Recorded information:
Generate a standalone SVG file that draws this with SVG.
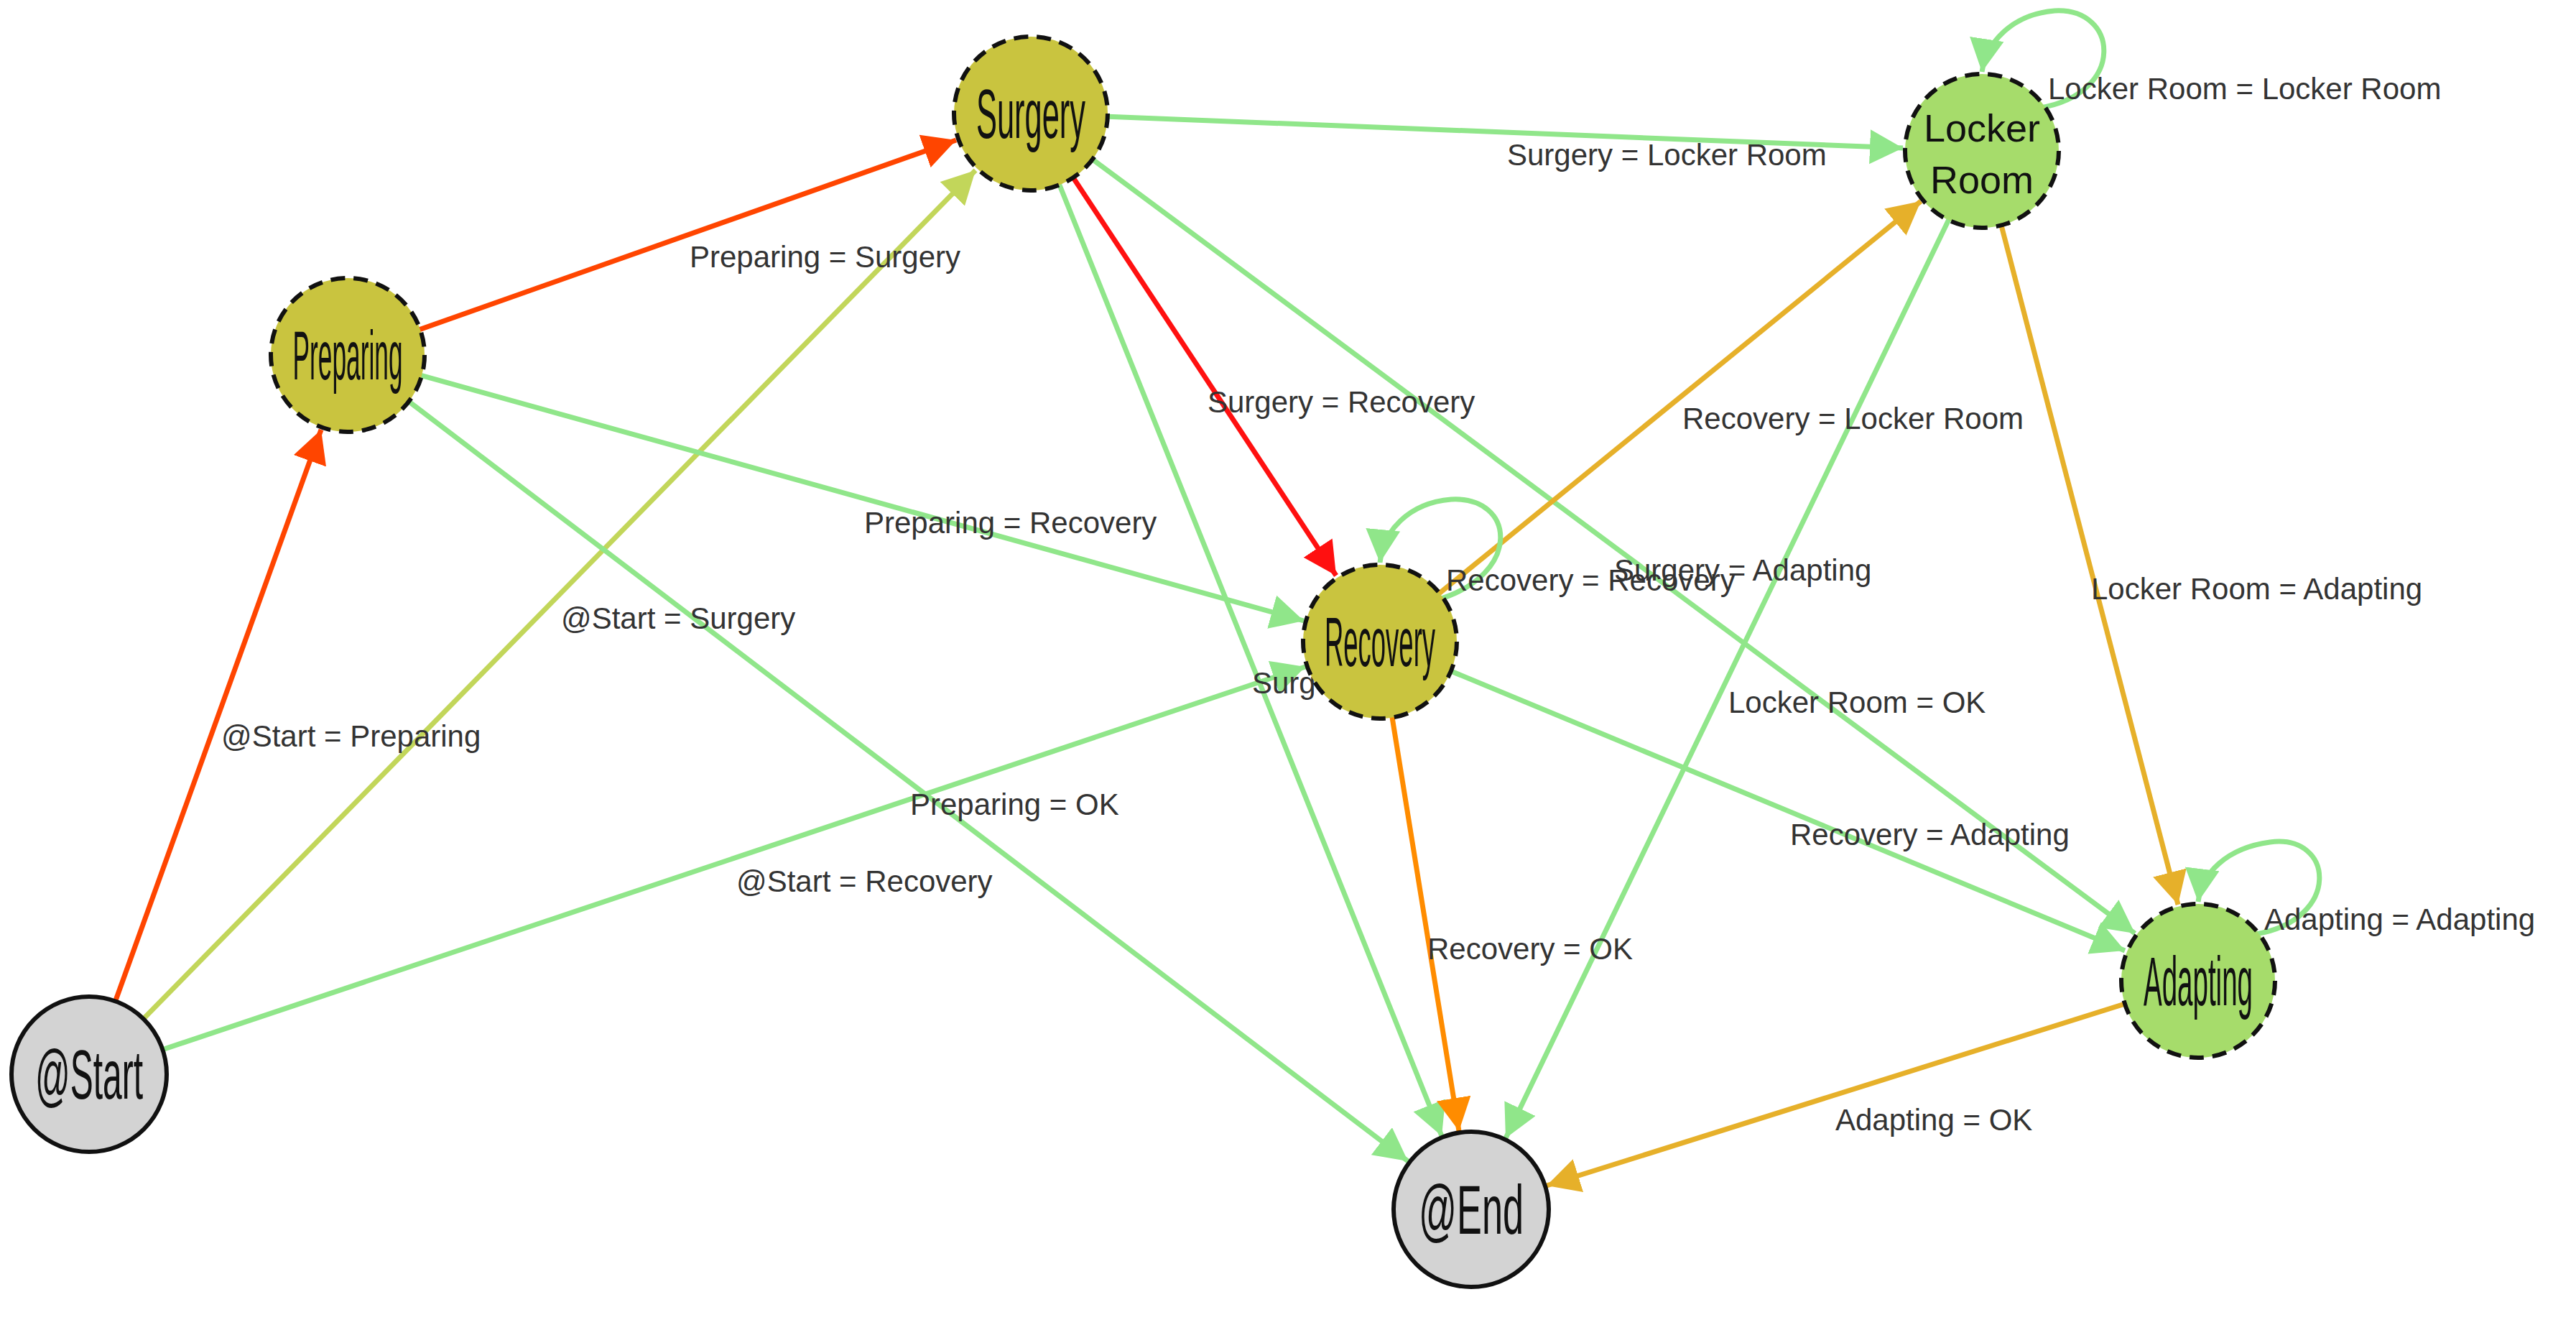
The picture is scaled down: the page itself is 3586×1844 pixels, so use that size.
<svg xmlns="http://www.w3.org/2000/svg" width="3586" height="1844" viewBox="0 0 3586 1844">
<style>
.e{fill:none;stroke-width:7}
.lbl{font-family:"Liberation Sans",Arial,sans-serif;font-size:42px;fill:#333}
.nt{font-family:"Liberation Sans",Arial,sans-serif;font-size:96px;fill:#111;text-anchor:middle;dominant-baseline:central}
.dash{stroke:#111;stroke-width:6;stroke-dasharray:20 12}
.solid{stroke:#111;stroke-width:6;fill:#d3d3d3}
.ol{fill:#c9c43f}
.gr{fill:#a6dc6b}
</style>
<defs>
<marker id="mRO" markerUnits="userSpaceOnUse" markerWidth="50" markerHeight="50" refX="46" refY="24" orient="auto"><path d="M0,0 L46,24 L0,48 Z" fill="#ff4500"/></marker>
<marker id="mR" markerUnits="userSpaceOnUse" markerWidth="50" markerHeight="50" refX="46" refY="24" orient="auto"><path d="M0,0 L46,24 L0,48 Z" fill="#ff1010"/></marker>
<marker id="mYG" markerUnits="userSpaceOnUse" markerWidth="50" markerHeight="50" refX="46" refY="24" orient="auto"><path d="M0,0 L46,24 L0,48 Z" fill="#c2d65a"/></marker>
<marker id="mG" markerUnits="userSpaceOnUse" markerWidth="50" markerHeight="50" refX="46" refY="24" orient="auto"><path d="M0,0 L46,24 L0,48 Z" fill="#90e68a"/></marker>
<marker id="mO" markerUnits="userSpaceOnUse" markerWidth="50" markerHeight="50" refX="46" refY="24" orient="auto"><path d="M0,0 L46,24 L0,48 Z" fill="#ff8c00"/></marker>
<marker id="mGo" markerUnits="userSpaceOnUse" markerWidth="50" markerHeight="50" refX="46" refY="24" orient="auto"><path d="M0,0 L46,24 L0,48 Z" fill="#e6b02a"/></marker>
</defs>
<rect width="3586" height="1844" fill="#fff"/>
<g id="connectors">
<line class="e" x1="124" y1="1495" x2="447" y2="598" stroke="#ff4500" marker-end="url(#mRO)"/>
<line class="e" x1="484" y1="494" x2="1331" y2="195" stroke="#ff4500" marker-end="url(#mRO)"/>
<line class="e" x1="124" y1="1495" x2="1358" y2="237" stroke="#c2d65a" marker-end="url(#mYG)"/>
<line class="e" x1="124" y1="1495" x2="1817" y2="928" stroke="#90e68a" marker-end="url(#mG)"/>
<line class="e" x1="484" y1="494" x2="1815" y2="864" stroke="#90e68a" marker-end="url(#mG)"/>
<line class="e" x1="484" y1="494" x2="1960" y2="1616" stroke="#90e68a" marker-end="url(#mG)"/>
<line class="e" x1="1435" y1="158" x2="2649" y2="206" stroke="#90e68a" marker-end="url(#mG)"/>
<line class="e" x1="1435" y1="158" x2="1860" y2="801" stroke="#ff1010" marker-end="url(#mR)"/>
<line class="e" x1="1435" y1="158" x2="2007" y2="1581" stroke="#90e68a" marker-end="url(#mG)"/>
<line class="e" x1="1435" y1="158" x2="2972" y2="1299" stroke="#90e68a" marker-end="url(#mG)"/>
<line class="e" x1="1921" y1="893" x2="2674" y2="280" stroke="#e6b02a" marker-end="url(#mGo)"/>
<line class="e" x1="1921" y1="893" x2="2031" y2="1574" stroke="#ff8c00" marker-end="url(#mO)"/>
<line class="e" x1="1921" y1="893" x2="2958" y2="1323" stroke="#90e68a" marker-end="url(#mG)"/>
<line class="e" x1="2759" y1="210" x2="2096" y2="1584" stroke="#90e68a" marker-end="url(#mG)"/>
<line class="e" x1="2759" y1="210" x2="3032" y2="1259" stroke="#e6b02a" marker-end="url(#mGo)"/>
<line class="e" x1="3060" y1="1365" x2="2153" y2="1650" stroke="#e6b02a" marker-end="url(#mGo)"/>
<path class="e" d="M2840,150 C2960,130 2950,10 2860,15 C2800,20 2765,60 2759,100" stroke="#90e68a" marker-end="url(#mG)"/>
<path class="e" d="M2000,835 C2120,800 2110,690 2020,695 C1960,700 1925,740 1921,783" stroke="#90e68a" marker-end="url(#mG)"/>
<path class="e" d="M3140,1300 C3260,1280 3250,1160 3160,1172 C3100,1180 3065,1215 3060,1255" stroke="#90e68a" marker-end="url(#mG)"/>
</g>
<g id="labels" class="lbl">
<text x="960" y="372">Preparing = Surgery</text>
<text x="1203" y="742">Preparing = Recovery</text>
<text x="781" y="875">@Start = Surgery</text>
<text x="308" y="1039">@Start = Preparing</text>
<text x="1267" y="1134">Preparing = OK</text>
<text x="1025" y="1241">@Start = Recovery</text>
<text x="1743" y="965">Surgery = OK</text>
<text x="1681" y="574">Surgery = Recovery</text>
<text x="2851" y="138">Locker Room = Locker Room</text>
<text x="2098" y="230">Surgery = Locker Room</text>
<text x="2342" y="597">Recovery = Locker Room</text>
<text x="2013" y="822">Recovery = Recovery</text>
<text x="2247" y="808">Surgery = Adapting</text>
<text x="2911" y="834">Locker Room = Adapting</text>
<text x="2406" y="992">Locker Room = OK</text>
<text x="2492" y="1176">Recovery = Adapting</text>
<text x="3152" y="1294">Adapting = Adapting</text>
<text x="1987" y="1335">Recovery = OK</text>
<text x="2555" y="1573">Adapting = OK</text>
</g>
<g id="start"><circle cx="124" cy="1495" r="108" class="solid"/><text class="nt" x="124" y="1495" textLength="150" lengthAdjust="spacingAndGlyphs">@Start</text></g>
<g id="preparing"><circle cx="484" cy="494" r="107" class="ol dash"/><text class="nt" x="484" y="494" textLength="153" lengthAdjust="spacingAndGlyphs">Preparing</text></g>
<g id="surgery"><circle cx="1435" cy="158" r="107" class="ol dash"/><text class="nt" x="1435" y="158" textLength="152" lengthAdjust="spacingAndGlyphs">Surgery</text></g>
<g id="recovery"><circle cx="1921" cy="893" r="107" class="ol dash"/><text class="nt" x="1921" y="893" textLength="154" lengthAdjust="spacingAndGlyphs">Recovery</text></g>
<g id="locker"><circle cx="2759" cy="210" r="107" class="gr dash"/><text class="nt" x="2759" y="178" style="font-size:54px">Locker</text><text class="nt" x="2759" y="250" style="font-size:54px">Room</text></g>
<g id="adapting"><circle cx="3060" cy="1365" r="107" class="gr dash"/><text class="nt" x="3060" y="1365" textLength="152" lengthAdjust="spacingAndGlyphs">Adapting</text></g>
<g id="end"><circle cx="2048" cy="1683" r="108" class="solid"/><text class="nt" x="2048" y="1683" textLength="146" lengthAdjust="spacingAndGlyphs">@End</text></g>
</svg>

Your objective: Keep the pictures out of the copy and return the rest of the data above exactly.

Correct response:
Generate a standalone SVG file that draws this with SVG.
The picture is scaled down: the page itself is 3586×1844 pixels, so use that size.
<svg xmlns="http://www.w3.org/2000/svg" width="3586" height="1844" viewBox="0 0 3586 1844">
<style>
.e{fill:none;stroke-width:7}
.lbl{font-family:"Liberation Sans",Arial,sans-serif;font-size:42px;fill:#333}
.nt{font-family:"Liberation Sans",Arial,sans-serif;font-size:96px;fill:#111;text-anchor:middle;dominant-baseline:central}
.dash{stroke:#111;stroke-width:6;stroke-dasharray:20 12}
.solid{stroke:#111;stroke-width:6;fill:#d3d3d3}
.ol{fill:#c9c43f}
.gr{fill:#a6dc6b}
</style>
<defs>
<marker id="mRO" markerUnits="userSpaceOnUse" markerWidth="50" markerHeight="50" refX="46" refY="24" orient="auto"><path d="M0,0 L46,24 L0,48 Z" fill="#ff4500"/></marker>
<marker id="mR" markerUnits="userSpaceOnUse" markerWidth="50" markerHeight="50" refX="46" refY="24" orient="auto"><path d="M0,0 L46,24 L0,48 Z" fill="#ff1010"/></marker>
<marker id="mYG" markerUnits="userSpaceOnUse" markerWidth="50" markerHeight="50" refX="46" refY="24" orient="auto"><path d="M0,0 L46,24 L0,48 Z" fill="#c2d65a"/></marker>
<marker id="mG" markerUnits="userSpaceOnUse" markerWidth="50" markerHeight="50" refX="46" refY="24" orient="auto"><path d="M0,0 L46,24 L0,48 Z" fill="#90e68a"/></marker>
<marker id="mO" markerUnits="userSpaceOnUse" markerWidth="50" markerHeight="50" refX="46" refY="24" orient="auto"><path d="M0,0 L46,24 L0,48 Z" fill="#ff8c00"/></marker>
<marker id="mGo" markerUnits="userSpaceOnUse" markerWidth="50" markerHeight="50" refX="46" refY="24" orient="auto"><path d="M0,0 L46,24 L0,48 Z" fill="#e6b02a"/></marker>
</defs>
<rect width="3586" height="1844" fill="#fff"/>
<g id="connectors">
<line class="e" x1="124" y1="1495" x2="447" y2="598" stroke="#ff4500" marker-end="url(#mRO)"/>
<line class="e" x1="484" y1="494" x2="1331" y2="195" stroke="#ff4500" marker-end="url(#mRO)"/>
<line class="e" x1="124" y1="1495" x2="1358" y2="237" stroke="#c2d65a" marker-end="url(#mYG)"/>
<line class="e" x1="124" y1="1495" x2="1817" y2="928" stroke="#90e68a" marker-end="url(#mG)"/>
<line class="e" x1="484" y1="494" x2="1815" y2="864" stroke="#90e68a" marker-end="url(#mG)"/>
<line class="e" x1="484" y1="494" x2="1960" y2="1616" stroke="#90e68a" marker-end="url(#mG)"/>
<line class="e" x1="1435" y1="158" x2="2649" y2="206" stroke="#90e68a" marker-end="url(#mG)"/>
<line class="e" x1="1435" y1="158" x2="1860" y2="801" stroke="#ff1010" marker-end="url(#mR)"/>
<line class="e" x1="1435" y1="158" x2="2007" y2="1581" stroke="#90e68a" marker-end="url(#mG)"/>
<line class="e" x1="1435" y1="158" x2="2972" y2="1299" stroke="#90e68a" marker-end="url(#mG)"/>
<line class="e" x1="1921" y1="893" x2="2674" y2="280" stroke="#e6b02a" marker-end="url(#mGo)"/>
<line class="e" x1="1921" y1="893" x2="2031" y2="1574" stroke="#ff8c00" marker-end="url(#mO)"/>
<line class="e" x1="1921" y1="893" x2="2958" y2="1323" stroke="#90e68a" marker-end="url(#mG)"/>
<line class="e" x1="2759" y1="210" x2="2096" y2="1584" stroke="#90e68a" marker-end="url(#mG)"/>
<line class="e" x1="2759" y1="210" x2="3032" y2="1259" stroke="#e6b02a" marker-end="url(#mGo)"/>
<line class="e" x1="3060" y1="1365" x2="2153" y2="1650" stroke="#e6b02a" marker-end="url(#mGo)"/>
<path class="e" d="M2840,150 C2960,130 2950,10 2860,15 C2800,20 2765,60 2759,100" stroke="#90e68a" marker-end="url(#mG)"/>
<path class="e" d="M2000,835 C2120,800 2110,690 2020,695 C1960,700 1925,740 1921,783" stroke="#90e68a" marker-end="url(#mG)"/>
<path class="e" d="M3140,1300 C3260,1280 3250,1160 3160,1172 C3100,1180 3065,1215 3060,1255" stroke="#90e68a" marker-end="url(#mG)"/>
</g>
<g id="labels" class="lbl">
<text x="960" y="372">Preparing = Surgery</text>
<text x="1203" y="742">Preparing = Recovery</text>
<text x="781" y="875">@Start = Surgery</text>
<text x="308" y="1039">@Start = Preparing</text>
<text x="1267" y="1134">Preparing = OK</text>
<text x="1025" y="1241">@Start = Recovery</text>
<text x="1743" y="965">Surgery = OK</text>
<text x="1681" y="574">Surgery = Recovery</text>
<text x="2851" y="138">Locker Room = Locker Room</text>
<text x="2098" y="230">Surgery = Locker Room</text>
<text x="2342" y="597">Recovery = Locker Room</text>
<text x="2013" y="822">Recovery = Recovery</text>
<text x="2247" y="808">Surgery = Adapting</text>
<text x="2911" y="834">Locker Room = Adapting</text>
<text x="2406" y="992">Locker Room = OK</text>
<text x="2492" y="1176">Recovery = Adapting</text>
<text x="3152" y="1294">Adapting = Adapting</text>
<text x="1987" y="1335">Recovery = OK</text>
<text x="2555" y="1573">Adapting = OK</text>
</g>
<g id="start"><circle cx="124" cy="1495" r="108" class="solid"/><text class="nt" x="124" y="1495" textLength="150" lengthAdjust="spacingAndGlyphs">@Start</text></g>
<g id="preparing"><circle cx="484" cy="494" r="107" class="ol dash"/><text class="nt" x="484" y="494" textLength="153" lengthAdjust="spacingAndGlyphs">Preparing</text></g>
<g id="surgery"><circle cx="1435" cy="158" r="107" class="ol dash"/><text class="nt" x="1435" y="158" textLength="152" lengthAdjust="spacingAndGlyphs">Surgery</text></g>
<g id="recovery"><circle cx="1921" cy="893" r="107" class="ol dash"/><text class="nt" x="1921" y="893" textLength="154" lengthAdjust="spacingAndGlyphs">Recovery</text></g>
<g id="locker"><circle cx="2759" cy="210" r="107" class="gr dash"/><text class="nt" x="2759" y="178" style="font-size:54px">Locker</text><text class="nt" x="2759" y="250" style="font-size:54px">Room</text></g>
<g id="adapting"><circle cx="3060" cy="1365" r="107" class="gr dash"/><text class="nt" x="3060" y="1365" textLength="152" lengthAdjust="spacingAndGlyphs">Adapting</text></g>
<g id="end"><circle cx="2048" cy="1683" r="108" class="solid"/><text class="nt" x="2048" y="1683" textLength="146" lengthAdjust="spacingAndGlyphs">@End</text></g>
</svg>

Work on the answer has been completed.